I subscribe to the S&P Indexology blog. It’s written by S&P staff involved in manufacturing the company’s well-known financial markets indices. Usually it’s interesting, although the writers’ true-believer conviction that no active manager is capable of matching–to say nothing of outperforming–his benchmark index often shines through.
Yesterday’s post, titled “Hope over Experience, ” is a case in point. It takes on a recent, pretty silly Wall Street Journal article that muses about an “Old-School Comeback” of active stock mutual fund management, based on recent outperformance of the average active manager over the S&P 500. “Recent” in this case means the first four months of 2015; “outperformance” means a gain of .33% versus the S&P.
The obvious observations are that the time period cited is extremely short and that the gain versus the index is probably statistically insignificant. S&P Indexology goes on to say that the comparison itself is bogus. The S&P 500 is neither the appropriate or the actual official benchmark for many stock mutual funds, which have, say, growth, value, small-cap or other mandates and other benchmarks than the S&P 500.
So far, so good.
Then come two comments straight out of the university professor’s playbook:
–The first is the argument that because an active manager’s portfolio structure may be dissected, after the fact, into allocations that could have been replicated by indices, actually creating and implementing that structure in advance has no value. That I don’t get at all.

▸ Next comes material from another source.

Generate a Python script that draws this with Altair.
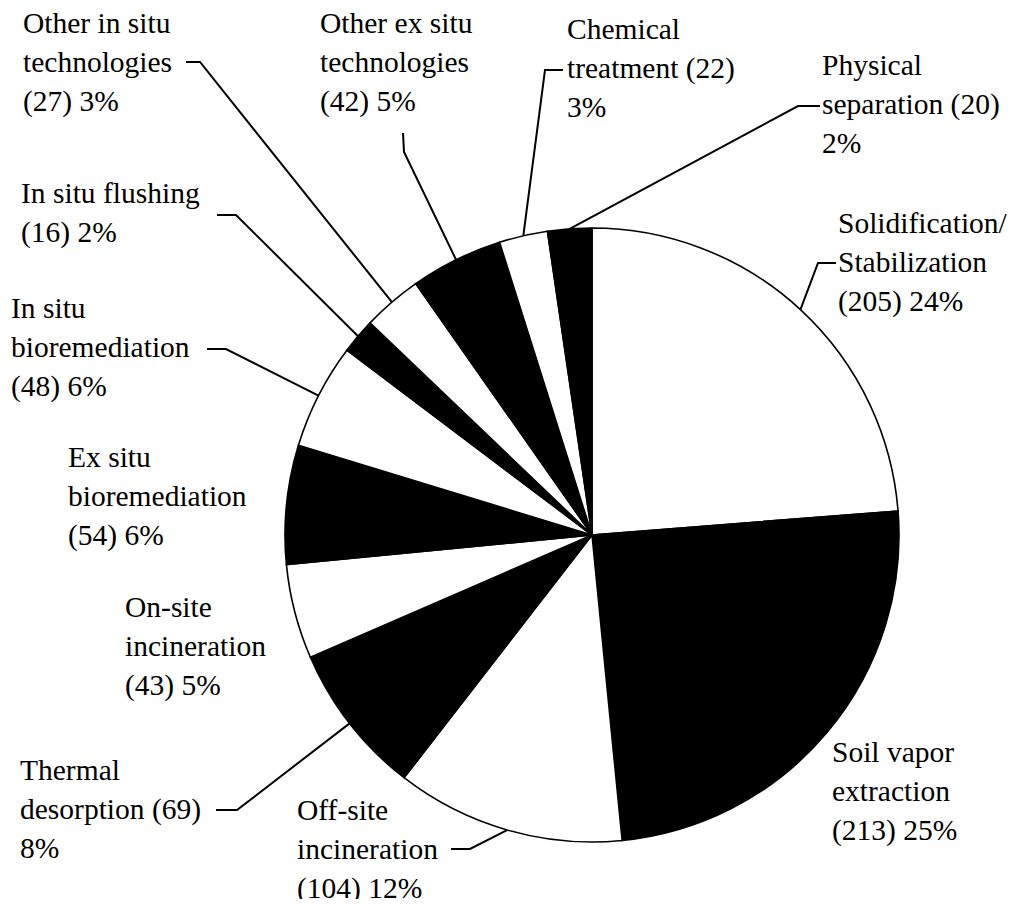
import math
import altair as alt
import pandas as pd

# ---------------- data ----------------
categories = [
    "Solidification/Stabilization", "Soil vapor extraction", "Off-site incineration",
    "Thermal desorption", "On-site incineration", "Ex situ bioremediation",
    "In situ bioremediation", "In situ flushing", "Other in situ technologies",
    "Other ex situ technologies", "Chemical treatment", "Physical separation",
]
values = [205, 213, 104, 69, 43, 54, 48, 16, 27, 42, 22, 20]
label_templates = [
    "Solidification/\nStabilization\n({n}) {p}%",
    "Soil vapor\nextraction\n({n}) {p}%",
    "Off-site\nincineration\n({n}) {p}%",
    "Thermal\ndesorption ({n})\n{p}%",
    "On-site\nincineration\n({n}) {p}%",
    "Ex situ\nbioremediation\n({n}) {p}%",
    "In situ\nbioremediation\n({n}) {p}%",
    "In situ flushing\n({n}) {p}%",
    "Other in situ\ntechnologies\n({n}) {p}%",
    "Other ex situ\ntechnologies\n({n}) {p}%",
    "Chemical\ntreatment ({n})\n{p}%",
    "Physical\nseparation ({n})\n{p}%",
]

# ---------------- style / layout ----------------
fills = ["white", "black"] * 6
W, H = 1010, 891
M = 8
CX, CY, R = 592, 535, 307
FONT = "Times New Roman"
FS = 29.5
LH = 38.8
label_xy = [
    (838, 233), (832, 762), (297, 820), (20, 780), (125, 617), (68, 467),
    (11, 318), (21, 203), (23, 33), (320, 33), (567, 39), (822, 75),
]
# leader: elbow point then point next to the text (None = no leader)
leaders = [
    [(818, 263), (836, 263)],
    None,
    [(470, 849), (451, 849)],
    [(237, 810), (216, 810)],
    None,
    None,
    [(226, 349), (207, 349)],
    [(236, 215), (217, 215)],
    [(200, 62), (186, 62)],
    [(404, 152), (403, 133)],
    [(545, 70), (563, 70)],
    [(798, 106), (820, 106)],
]

total = sum(values)
rows, lab_rows, lead_rows = [], [], []
cum = 0
for i, (c, v) in enumerate(zip(categories, values)):
    mid = (cum + v / 2) / total * 2 * math.pi
    cum += v
    pct = round(v / total * 100)
    rows.append({"cat": c, "value": v, "order": i, "fill": fills[i]})
    lx, ly = label_xy[i]
    lab_rows.append({"cat": c, "x": lx, "y": ly, "i": i,
                     "text": label_templates[i].format(n=v, p=pct)})
    if leaders[i]:
        ex, ey = CX + R * math.sin(mid), CY - R * math.cos(mid)
        pts = [(ex, ey)] + leaders[i]
        for k, (px, py) in enumerate(pts):
            lead_rows.append({"cat": c, "seq": k, "x": px, "y": py})

df_pie = pd.DataFrame(rows)
df_lab = pd.DataFrame(lab_rows)
df_lead = pd.DataFrame(lead_rows)

xs = alt.Scale(domain=[M, M + W])
ys = alt.Scale(domain=[M + H, M])

pie = alt.Chart(df_pie).mark_arc(radius=R, stroke="black", strokeWidth=1.6).encode(
    theta=alt.Theta("value:Q", stack=True),
    order=alt.Order("order:Q"),
    color=alt.Color("fill:N", scale=None, legend=None),
    x=alt.XDatum(CX, type="quantitative", scale=xs, axis=None),
    y=alt.YDatum(CY, type="quantitative", scale=ys, axis=None),
)

lines = alt.Chart(df_lead).mark_line(color="black", strokeWidth=2).encode(
    x=alt.X("x:Q", scale=xs, axis=None),
    y=alt.Y("y:Q", scale=ys, axis=None),
    detail="cat:N",
    order="seq:Q",
)

layers = [pie, lines]
for i in range(len(categories)):
    layers.append(alt.Chart(df_lab).transform_filter(alt.datum.i == i).mark_text(
        align="left", baseline="alphabetic", fontSize=FS, font=FONT,
        lineBreak="\n", lineHeight=LH, color="black",
    ).encode(
        x=alt.X("x:Q", scale=xs, axis=None),
        y=alt.Y("y:Q", scale=ys, axis=None),
        text="text:N",
    ))

chart = alt.layer(*layers).properties(
    width=W, height=H, padding=0,
    autosize=alt.AutoSizeParams(type="none"),
    background="white",
).configure_view(stroke=None)

chart.save("out.html", embed_options={"renderer": "svg", "actions": False})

–Indexology concludes by suggesting that because investing in the aggregate is a zero-sum game–the total winner’s pluses and losers’ minuses exactly offset one another, before costs–there can’t be any individual investors who consistently outperform.
I believe that life in general, and investing in particular, is a lot like baseball. (I’ve been thinking about baseball recently because it’s in season). The second Indexology comment is much like saying that the Giants’ winning three World Series in five years is a random occurrence. …or that the change in ownership of the Cubs and the hiring of Theo Epstein have nothing to do with the club’s success this year. Yes, bad teams get a preference in the draft each year, but the end to a century of futility?
…and what about the Braves and Cardinals, who consistently field above-average teams even though their draft positioning does them no favors.
To be clear, I’m an advocate of index funds. My reasoning for this is not that outperformance is impossible (the ivory tower orthodoxy) but that it takes more time and effort than most people like you and me are willing to put in to locate and monitor active managers. I’d be much more comfortable with Indexology saying this.